The actor’s note addressed marriage without idealising or condemning it. Saeed emphasised that shaadi is not the ultimate goal — safety, education, financial independence and peace are. While acknowledging that marriage can be fulfilling, she stressed that it requires mutual respect, emotional responsibility and an understanding of how parental behaviour affects children.
Kafeel, written by Umera Ahmed and directed by Meesam Naqvi, centres on Zeba, once a curious and intellectually inclined woman, now burdened with raising four children, managing household finances, working as a teacher and sustaining an emotionally draining marriage.

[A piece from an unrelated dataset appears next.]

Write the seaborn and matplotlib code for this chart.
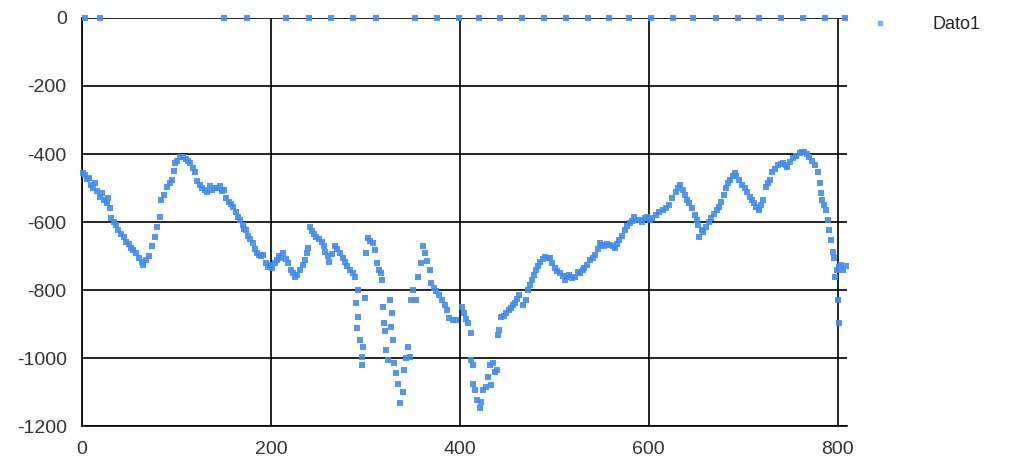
import pandas as pd
import numpy as np
import matplotlib.pyplot as plt
import seaborn as sns
from matplotlib.lines import Line2D

# Values (series "Dato1")
curve_x = [1, 3, 5, 7, 9, 12, 14, 16, 19, 21, 23, 26, 28, 30, 31, 34, 36, 38, 41, 44,
           47, 50, 52, 54, 57, 60, 63, 65, 68, 71, 74, 77, 79, 83, 84, 87, 90, 93, 95, 97,
           98, 101, 104, 107, 110, 112, 114, 117, 120, 122, 125, 127, 130, 132, 135, 138, 141, 143, 146, 148,
           150, 153, 156, 158, 160, 163, 165, 167, 170, 172, 174, 176, 178, 181, 183, 185, 187, 190, 192, 195,
           197, 199, 201, 204, 206, 209, 211, 213, 216, 218, 221, 223, 225, 228, 231, 234, 236, 238, 239, 241,
           243, 246, 248, 251, 254, 256, 257, 260, 262, 265, 268, 270, 273, 276, 278, 281, 284, 287, 289,
           290, 291, 292, 292, 294, 296, 297, 298, 300,
           301, 303, 305, 308, 310, 312, 315, 317, 318,
           319, 320, 321, 322, 324, 326, 327, 328, 329, 330, 333, 335, 337, 340, 341, 343, 345, 347,
           348, 351, 354, 356, 359, 361, 363, 365, 368, 370, 373, 375, 378, 381, 384, 386, 389, 393, 396,
           402, 405, 407, 409, 412,
           412, 414, 414, 416, 418, 421, 423, 425, 428, 430, 432, 433, 435, 437, 439,
           441, 442, 444, 447, 449, 452, 454, 456, 458, 461, 463, 467, 470, 472, 474, 476, 479, 481, 483, 485,
           488, 490, 493, 495, 498, 501, 503, 506, 509, 511, 514, 516, 519, 522, 525, 527, 530, 532, 535, 538,
           541, 543, 546, 548, 551, 553, 556, 559, 562, 564, 567, 569, 572, 575, 577, 580, 582, 585, 587, 590,
           593, 596, 598, 601, 604, 608, 611, 615, 618, 622, 625, 629, 631, 633, 636, 638, 641, 643, 646, 649,
           651, 652, 653, 656, 658, 661, 664, 666, 669, 672, 674, 677, 680, 682, 684, 686, 689, 691, 693, 696,
           699, 702, 704, 707, 709, 712, 714, 717, 719, 721, 724, 726, 728, 731, 734, 737, 740, 742, 745, 747,
           750, 753, 756, 760, 762, 765, 768, 770, 773, 776, 779, 781, 783, 784, 786, 788, 790, 791, 793, 795,
           796, 797, 799, 800, 802, 802, 804, 806, 809]
curve_y = [-455, -462, -475, -470, -490, -501, -485, -510, -526, -515, -535, -545, -530, -560, -589, -600, -610, -624, -635, -645,
           -658, -665, -675, -682, -690, -705, -717, -725, -712, -700, -672, -645, -614, -584, -535, -520, -496, -485, -476, -450,
           -427, -420, -410, -408, -415, -420, -427, -440, -452, -480, -491, -500, -505, -511, -495, -505, -500, -501, -495, -510,
           -506, -530, -540, -548, -555, -570, -585, -594, -610, -620, -624, -640, -650, -663, -680, -692, -697, -700, -697, -720,
           -731, -725, -736, -720, -712, -700, -705, -692, -710, -722, -740, -750, -761, -755, -741, -725, -712, -690, -677, -614,
           -625, -635, -643, -650, -658, -672, -687, -700, -717, -695, -672, -680, -692, -705, -717, -730, -741, -750, -761,
           -839, -913, -800, -878, -947, -996, -1021, -967, -824,
           -692, -648, -655, -663, -682, -722, -740, -751, -771,
           -849, -898, -922, -976, -1006, -829, -908, -869, -947, -1016, -1045, -1075, -1131, -1099, -1035, -1001, -967, -996,
           -829, -800, -829, -761, -722, -672, -690, -715, -741, -780, -795, -804, -815, -829, -845, -859, -883, -888, -888,
           -849, -869, -885, -898, -927,
           -1006, -1021, -1075, -1095, -1124, -1148, -1128, -1095, -1084, -1055, -1021, -1079, -1016, -1040, -1035,
           -932, -918, -878, -875, -869, -860, -854, -845, -839, -825, -815, -844, -829, -800, -785, -771, -755, -741, -728, -717,
           -708, -702, -705, -707, -720, -736, -745, -751, -760, -771, -762, -756, -765, -761, -748, -751, -740, -736, -725, -712,
           -705, -697, -680, -663, -668, -672, -665, -667, -672, -677, -665, -653, -640, -624, -612, -604, -597, -584, -594, -594,
           -600, -589, -585, -594, -587, -579, -572, -565, -560, -550, -530, -511, -500, -491, -505, -521, -535, -545, -560, -579,
           -595, -609, -643, -624, -630, -614, -600, -589, -575, -565, -555, -540, -520, -501, -485, -476, -465, -457, -465, -476,
           -490, -501, -512, -526, -535, -545, -555, -565, -550, -535, -496, -485, -476, -452, -445, -432, -428, -427, -432, -437,
           -425, -413, -405, -398, -395, -393, -400, -408, -420, -432, -452, -486, -516, -535, -550, -565, -594, -624, -653, -687,
           -707, -761, -741, -829, -898, -731, -726, -740, -730]

# dropout samples sitting on zero
zero_x = [3, 19, 150, 175, 216, 240, 264, 287, 311, 353, 376, 399, 420, 443, 466,
          489, 512, 536, 558, 579, 603, 626, 647, 671, 695, 717, 740, 763, 787, 808]

x_ticks = [0, 200, 400, 600, 800]
y_ticks = [-1200, -1000, -800, -600, -400, -200, 0]

df = pd.DataFrame({
    'x': curve_x + zero_x,
    'y': curve_y + [0] * len(zero_x),
})

sns.set_style("white")
plt.rcParams['font.family'] = ['Liberation Sans Narrow', 'Liberation Sans', 'DejaVu Sans']
plt.rcParams['axes.unicode_minus'] = False

color = '#418CF0'
fig = plt.figure(figsize=(10.17, 4.61), dpi=100)
ax = fig.add_axes([82 / 1017, 1 - 426 / 461, (847 - 82) / 1017, (426 - 18) / 461])

sns.scatterplot(data=df, x='x', y='y', ax=ax, color=color, marker='s', s=15,
                linewidth=0, alpha=0.9, clip_on=False, zorder=3)

ax.set_xlim(0, 810)
ax.set_ylim(-1200, 0)
ax.set_xticks(x_ticks)
ax.set_yticks(y_ticks)
ax.set_xlabel("")
ax.set_ylabel("")
ax.grid(True, color='black', linewidth=1.2)
ax.set_axisbelow(True)
for side in ['top', 'right']:
    ax.spines[side].set_visible(False)
for side in ['left', 'bottom']:
    ax.spines[side].set_color('black')
    ax.spines[side].set_linewidth(1.2)
ax.tick_params(length=8, width=1.2, color='black', labelsize=14, labelcolor='#333333', pad=3)

handle = Line2D([], [], marker='s', linestyle='', color=color, markersize=2.5, alpha=0.6)
fig.legend(handles=[handle], labels=['Dato1'], loc='upper left', frameon=False,
           bbox_to_anchor=(855 / 1017, 1.0), fontsize=13, handlelength=1.0, handletextpad=2.4)

fig.savefig("out.png", dpi=100)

Her husband, Jamshed — portrayed by Emmad Irfani — is financially unstable, insecure and verbally abusive, struggling to meet his father’s expectations while projecting his frustrations onto Zeba. While the setup is familiar to Pakistani television audiences, the drama presents emotional labour as exhausting and unrelenting rather than heroic.

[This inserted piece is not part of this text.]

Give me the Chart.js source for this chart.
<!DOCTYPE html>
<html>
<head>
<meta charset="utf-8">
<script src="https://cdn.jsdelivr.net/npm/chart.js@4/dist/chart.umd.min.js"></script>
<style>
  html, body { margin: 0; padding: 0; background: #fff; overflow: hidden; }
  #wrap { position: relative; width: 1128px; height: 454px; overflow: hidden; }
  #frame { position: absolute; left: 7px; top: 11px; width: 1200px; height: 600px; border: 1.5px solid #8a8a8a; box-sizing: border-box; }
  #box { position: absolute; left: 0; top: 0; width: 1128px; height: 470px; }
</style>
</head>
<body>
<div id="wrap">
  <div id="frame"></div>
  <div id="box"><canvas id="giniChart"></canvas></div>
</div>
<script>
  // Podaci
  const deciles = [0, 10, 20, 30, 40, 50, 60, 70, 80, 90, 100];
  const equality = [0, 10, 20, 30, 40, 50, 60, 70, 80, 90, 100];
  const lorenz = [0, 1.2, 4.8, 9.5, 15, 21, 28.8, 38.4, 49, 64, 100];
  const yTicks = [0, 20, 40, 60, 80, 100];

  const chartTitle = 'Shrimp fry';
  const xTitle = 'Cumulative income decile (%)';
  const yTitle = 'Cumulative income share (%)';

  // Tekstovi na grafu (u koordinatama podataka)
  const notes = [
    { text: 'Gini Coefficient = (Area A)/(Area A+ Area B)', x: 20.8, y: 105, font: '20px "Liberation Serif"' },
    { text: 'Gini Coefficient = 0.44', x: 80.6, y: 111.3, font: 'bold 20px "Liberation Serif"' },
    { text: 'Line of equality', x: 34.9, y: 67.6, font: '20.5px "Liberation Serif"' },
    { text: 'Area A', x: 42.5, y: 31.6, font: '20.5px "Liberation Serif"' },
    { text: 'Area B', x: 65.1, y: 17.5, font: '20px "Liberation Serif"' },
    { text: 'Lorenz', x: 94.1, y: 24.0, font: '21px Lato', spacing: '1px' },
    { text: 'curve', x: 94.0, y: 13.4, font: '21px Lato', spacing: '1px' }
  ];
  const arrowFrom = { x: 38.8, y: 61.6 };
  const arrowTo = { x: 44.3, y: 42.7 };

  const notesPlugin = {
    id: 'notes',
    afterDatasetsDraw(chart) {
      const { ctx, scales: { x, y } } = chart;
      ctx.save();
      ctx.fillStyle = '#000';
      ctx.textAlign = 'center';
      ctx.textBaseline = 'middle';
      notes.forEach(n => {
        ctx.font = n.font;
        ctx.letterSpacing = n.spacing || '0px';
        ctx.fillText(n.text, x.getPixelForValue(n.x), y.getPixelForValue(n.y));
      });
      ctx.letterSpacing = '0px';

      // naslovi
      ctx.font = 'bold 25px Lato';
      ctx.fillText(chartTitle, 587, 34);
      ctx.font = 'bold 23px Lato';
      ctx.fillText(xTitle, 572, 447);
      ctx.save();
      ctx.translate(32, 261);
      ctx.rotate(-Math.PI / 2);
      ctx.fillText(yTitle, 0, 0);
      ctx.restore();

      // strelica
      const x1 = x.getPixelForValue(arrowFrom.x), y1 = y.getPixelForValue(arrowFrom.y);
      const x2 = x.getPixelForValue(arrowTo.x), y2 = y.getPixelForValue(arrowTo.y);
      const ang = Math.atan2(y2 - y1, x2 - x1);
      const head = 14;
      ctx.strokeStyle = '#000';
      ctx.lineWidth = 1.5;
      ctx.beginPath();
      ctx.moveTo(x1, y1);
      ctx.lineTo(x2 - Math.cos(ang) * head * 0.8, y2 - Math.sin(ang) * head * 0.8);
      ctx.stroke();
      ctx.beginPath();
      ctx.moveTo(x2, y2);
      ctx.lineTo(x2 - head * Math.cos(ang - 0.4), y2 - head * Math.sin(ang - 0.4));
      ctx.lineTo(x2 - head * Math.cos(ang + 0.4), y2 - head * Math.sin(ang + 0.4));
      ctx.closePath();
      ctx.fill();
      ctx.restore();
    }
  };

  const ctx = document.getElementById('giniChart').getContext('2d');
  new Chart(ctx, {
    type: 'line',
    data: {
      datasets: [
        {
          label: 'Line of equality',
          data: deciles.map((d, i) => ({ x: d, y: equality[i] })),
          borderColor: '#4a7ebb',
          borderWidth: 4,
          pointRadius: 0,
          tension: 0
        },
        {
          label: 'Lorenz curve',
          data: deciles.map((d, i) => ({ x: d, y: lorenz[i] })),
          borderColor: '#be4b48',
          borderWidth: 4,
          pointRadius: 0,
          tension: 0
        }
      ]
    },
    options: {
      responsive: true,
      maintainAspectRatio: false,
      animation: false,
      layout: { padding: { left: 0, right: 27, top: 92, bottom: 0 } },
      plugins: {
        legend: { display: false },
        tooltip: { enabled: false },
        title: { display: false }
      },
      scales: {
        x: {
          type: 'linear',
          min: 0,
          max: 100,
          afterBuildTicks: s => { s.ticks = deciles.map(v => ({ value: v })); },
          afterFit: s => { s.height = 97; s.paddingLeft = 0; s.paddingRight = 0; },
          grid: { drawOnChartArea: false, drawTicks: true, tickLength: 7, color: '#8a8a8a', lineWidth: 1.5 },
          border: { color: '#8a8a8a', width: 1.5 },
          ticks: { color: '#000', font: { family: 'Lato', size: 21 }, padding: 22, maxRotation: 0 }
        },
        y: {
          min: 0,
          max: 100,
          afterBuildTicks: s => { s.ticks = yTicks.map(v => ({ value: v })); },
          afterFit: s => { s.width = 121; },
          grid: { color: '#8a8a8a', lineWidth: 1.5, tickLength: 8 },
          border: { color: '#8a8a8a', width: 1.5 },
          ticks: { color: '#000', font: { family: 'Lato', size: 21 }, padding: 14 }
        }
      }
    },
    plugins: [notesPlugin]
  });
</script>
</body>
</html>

Saeed also acknowledged the audience response, saying she and the team had received overwhelming messages from women who saw reflections of their own lives, or those of loved ones, in Zeba’s story. The response suggests that viewers are drawn not to regressive storytelling, but to narratives that mirror lived realities rarely confronted openly.
The long-standing Saeed-Ahmed collaboration has often focused on women navigating moral complexity and quiet resistance. Zeba continues that tradition — not as a vocal rebel, but as a woman slowly realising that endurance does not equal dignity.
In her closing remarks, Saeed expressed hope that Kafeel’s first chapter would serve as “an eye-opener, a ray of hope and a warning to young women and their parents,” underlining that the systems trapping women like Zeba are often sustained by families and societal expectations, not just spouses.
Ultimately, Saeed’s message reframes Zeba’s suffering not as something to admire, but as something that should never have been required in the first place.